Three different types of analysis were performed on high-frequency bottomhole pressure data acquired in the Hydraulic Fracturing Test Site (HFTS; Ciezobka et al., 2018) program. The pressure data was made available by Laredo Petroleum Incorporated (LPI) and the Gas Technology Institute (GTI) through participation in the HFTS joint industry project. Rate transient analysis (RTA), pressure interference test (PIT) analysis, and reservoir pressure depletion analysis of production and pressure data were performed to better understand the performance of these hydraulically fractured Wolfcamp reservoirs of the southeastern Midland Basin. Unconventional RTA, PIT analysis, and reservoir depletion analysis of the HFTS pressure data provides three different perspectives to describe fracture systems in the formation. The study of these combined attributes of this unique dataset provides new insights about pressure communication and reservoir drainage of the Wolfcamp A and Wolfcamp B in the HFTS area.
Hydraulic fractures generated during multi-stage hydraulic fracturing operations often have complex geometries (Cipolla et.al, 2008). Estimating the dimensions of complex fracture networks is one of the biggest challenges of evaluating hydraulically fractured reservoirs. Utilizing high frequency bottomhole pressure (BHP) data, unconventional RTA provides a method to evaluate effective fracture dimensions with advantages of low marginal cost and simplicity. Chu et al. (2017) demonstrated the workflow to analyze multiphase rate transient data using examples of Permian Wolfcamp horizontal wells. In this study, a similar workflow is applied to BHP data collected from 11 Wolfcamp horizontal wells in the HFTS project.

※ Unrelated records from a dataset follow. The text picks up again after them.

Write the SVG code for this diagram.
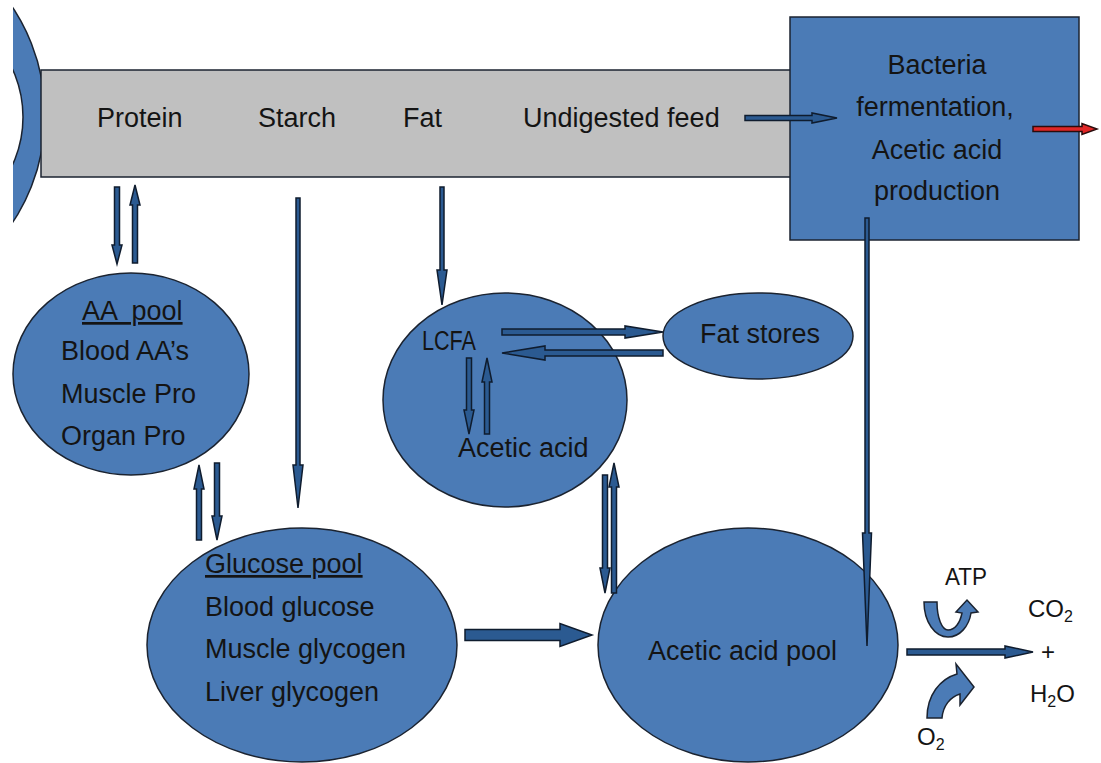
<svg xmlns="http://www.w3.org/2000/svg" width="1101" height="763" viewBox="0 0 1101 763">
<style>
.shape{fill:#4b7bb6;stroke:#1b2330;stroke-width:1.5}
.tube{fill:#c0c0c0;stroke:#1b2330;stroke-width:1.5}
.t{font-family:"Liberation Sans",Arial,sans-serif;font-size:27px;fill:#141414}
.s{font-family:"Liberation Sans",Arial,sans-serif;font-size:24px;fill:#141414}
.sub{font-size:16px}
.arr{fill:#2b5a91;stroke:#0f1c2e;stroke-width:1.5}
.red{fill:#e02626;stroke:#2a0d0d;stroke-width:1.5}
</style>
<rect x="0" y="0" width="1101" height="763" fill="#ffffff"/>
<g id="mouth">
<circle cx="-150" cy="115" r="195" class="shape"/>
<circle cx="-92" cy="117" r="115" fill="#ffffff" stroke="#1b2330" stroke-width="1.5"/>
<rect x="0" y="0" width="13" height="260" fill="#ffffff"/>
</g>
<g id="tube">
<rect x="41" y="70" width="760" height="107" class="tube"/>
<text class="t" x="97" y="127">Protein</text>
<text class="t" x="258" y="127">Starch</text>
<text class="t" x="403" y="127">Fat</text>
<text class="t" x="523" y="127">Undigested feed</text>
</g>
<g id="bacteria">
<rect x="790" y="17" width="289" height="223" class="shape"/>
<text class="t" x="937" y="74" text-anchor="middle">Bacteria</text>
<text class="t" x="935" y="116" text-anchor="middle">fermentation,</text>
<text class="t" x="937" y="159" text-anchor="middle">Acetic acid</text>
<text class="t" x="937" y="200" text-anchor="middle">production</text>
</g>
<g id="aa-pool">
<ellipse cx="131" cy="374" rx="118" ry="101" class="shape"/>
<text class="t" x="82" y="320" text-decoration="underline" xml:space="preserve">AA  pool</text>
<text class="t" x="61" y="360">Blood AA’s</text>
<text class="t" x="61" y="403">Muscle Pro</text>
<text class="t" x="61" y="445">Organ Pro</text>
</g>
<g id="lcfa">
<ellipse cx="505" cy="400" rx="122" ry="107" class="shape"/>
<text class="t" x="422" y="350" textLength="54" lengthAdjust="spacingAndGlyphs">LCFA</text>
<text class="t" x="458" y="457">Acetic acid</text>
</g>
<g id="fat-stores">
<ellipse cx="758" cy="336" rx="95" ry="43" class="shape"/>
<text class="t" x="700" y="343">Fat stores</text>
</g>
<g id="glucose-pool">
<ellipse cx="302" cy="645" rx="155" ry="117" class="shape"/>
<text class="t" x="205" y="573" text-decoration="underline">Glucose pool</text>
<text class="t" x="205" y="616">Blood glucose</text>
<text class="t" x="205" y="658">Muscle glycogen</text>
<text class="t" x="205" y="701">Liver glycogen</text>
</g>
<g id="acetic-pool">
<ellipse cx="748" cy="645" rx="150" ry="117" class="shape"/>
<text class="t" x="648" y="660">Acetic acid pool</text>
</g>
<g id="products">
<text class="s" x="945" y="585" textLength="42" lengthAdjust="spacingAndGlyphs">ATP</text>
<text class="s" x="1028" y="617">CO<tspan class="sub" dy="5">2</tspan></text>
<text class="s" x="1041" y="660">+</text>
<text class="s" x="1030" y="702">H<tspan class="sub" dy="5">2</tspan><tspan dy="-5">O</tspan></text>
<text class="s" x="917" y="745">O<tspan class="sub" dy="5">2</tspan></text>
</g>
<g id="connectors">
<!-- protein down / up -->
<path class="arr" d="M114.5,187 L119.5,187 L119.5,245 L122,245 L117,264 L112,245 L114.5,245 Z"/>
<path class="arr" d="M132.5,263 L137.5,263 L137.5,205 L140,205 L135,185 L130,205 L132.5,205 Z"/>
<!-- starch down -->
<path class="arr" d="M296,198 L300,198 L300,465 L303,465 L298,508 L293,465 L296,465 Z"/>
<!-- fat down -->
<path class="arr" d="M440,187 L444,187 L444,270 L447,270 L442,305 L437,270 L440,270 Z"/>
<!-- bacteria down -->
<path class="arr" d="M865,218 L869,218 L869,533 L871.5,533 L867,646 L862.5,533 L865,533 Z"/>
<!-- undigested -> bacteria -->
<path class="arr" d="M745,115.5 L812,115.5 L812,113 L837,118 L812,123 L812,120.5 L745,120.5 Z"/>
<!-- red out -->
<path class="red" d="M1033,126.5 L1082,126.5 L1082,123.5 L1097,129 L1082,134.5 L1082,131.5 L1033,131.5 Z"/>
<!-- LCFA -> fat stores -->
<path class="arr" d="M502,329 L625,329 L625,326 L663,332 L625,338 L625,335 L502,335 Z"/>
<!-- fat stores -> LCFA -->
<path class="arr" d="M663,350 L545,350 L545,346 L502,353 L545,360 L545,356 L663,356 Z"/>
<!-- LCFA <-> acetic acid -->
<path class="arr" d="M466.5,358 L471.5,358 L471.5,410 L474,410 L469,434 L464,410 L466.5,410 Z"/>
<path class="arr" d="M484.5,434 L489.5,434 L489.5,382 L492,382 L487,358 L482,382 L484.5,382 Z"/>
<!-- AA <-> glucose -->
<path class="arr" d="M196.5,540 L201.5,540 L201.5,489 L204,489 L199,465 L194,489 L196.5,489 Z"/>
<path class="arr" d="M214.5,463 L219.5,463 L219.5,516 L222,516 L217,540 L212,516 L214.5,516 Z"/>
<!-- LCFA <-> acetic pool -->
<path class="arr" d="M602.5,475 L607.5,475 L607.5,568 L610,568 L605,593 L600,568 L602.5,568 Z"/>
<path class="arr" d="M611.5,593 L616.5,593 L616.5,487 L619,487 L614,463 L609,487 L611.5,487 Z"/>
<!-- glucose -> acetic pool -->
<path class="arr" d="M465,629.5 L560,629.5 L560,623.5 L592,635 L560,646.5 L560,640.5 L465,640.5 Z"/>
<!-- acetic pool -> CO2 -->
<path class="arr" d="M907,649 L1005,649 L1005,646 L1033,652 L1005,658 L1005,655 L907,655 Z"/>
<!-- ATP curved arrow -->
<path class="shape" stroke-width="1.2" d="M924,602 C924,622 935,637 948,637 C960,637 969,626 971,613 L978,612 L967,600 L956,612 L962,613 C960,623 955,630 948,630 C942,630 937,618 937,602 Z"/>
<!-- O2 curved arrow -->
<path class="shape" stroke-width="1.2" d="M927,718 C927,695 940,679 957,674 L956,664 L974,687 L960,705 L960,694 C950,697 943,706 942,718 Z"/>
</g>
</svg>
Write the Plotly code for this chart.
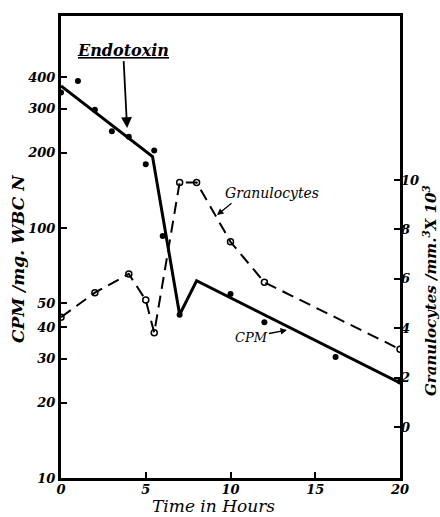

High frequency BHP data collected during well interference tests can also be utilized to identify inter-well communication. Over the years, spacing between wells on a multi-well pad has been altered, along with fracture designs, to improve reservoir development efficiency. Larger fracturing treatments have been performed to increase well productivity. Interaction between nearby producing wells is more likely to happen with increasing fracture length and closer well spacings. Understanding the magnitude of fracture communication is therefore important for optimizing well spacing with fracturing treatment sizes. Communication between producing wells can be detected from pressure response at an observation well to significant rate changes at an active well, such as a shut-in (SI) or bring-online (BOL). The process is called a pressure interference test (PIT). PITs are widely used in conventional reservoirs to determine inter-well reservoir properties (Kamal, 1983). In unconventional shale reservoirs, analysis methods to understand the pressure interference test results have been developed in recent years. Sardinha et al. (2014) analyzed pressure interference between wells in Horn River Basin by calculating pressure hit percentage. Awada et al. (2015) identified the interference response time by looking at pressure derivatives. Roussel and Agrawal (2017) applied poroelastic geomechanical models to interpret pressure interference data and calculate fracture dimensions. In the HFTS project, two PITs were conducted among 11 horizontal wells at different times of production. Kumar et al. (2018) analyzed interference data from the first PIT by calculating field response times between source and observation wells. In this discussion, we follow the technique presented by Chu et al. (2018) for analyzing power-law PIT data to quantitatively diagnose well communication among HFTS wells. The magnitude of pressure interference (MPI) between communicating wells is calculated and compared for two PIT sequences conducted 18 months apart.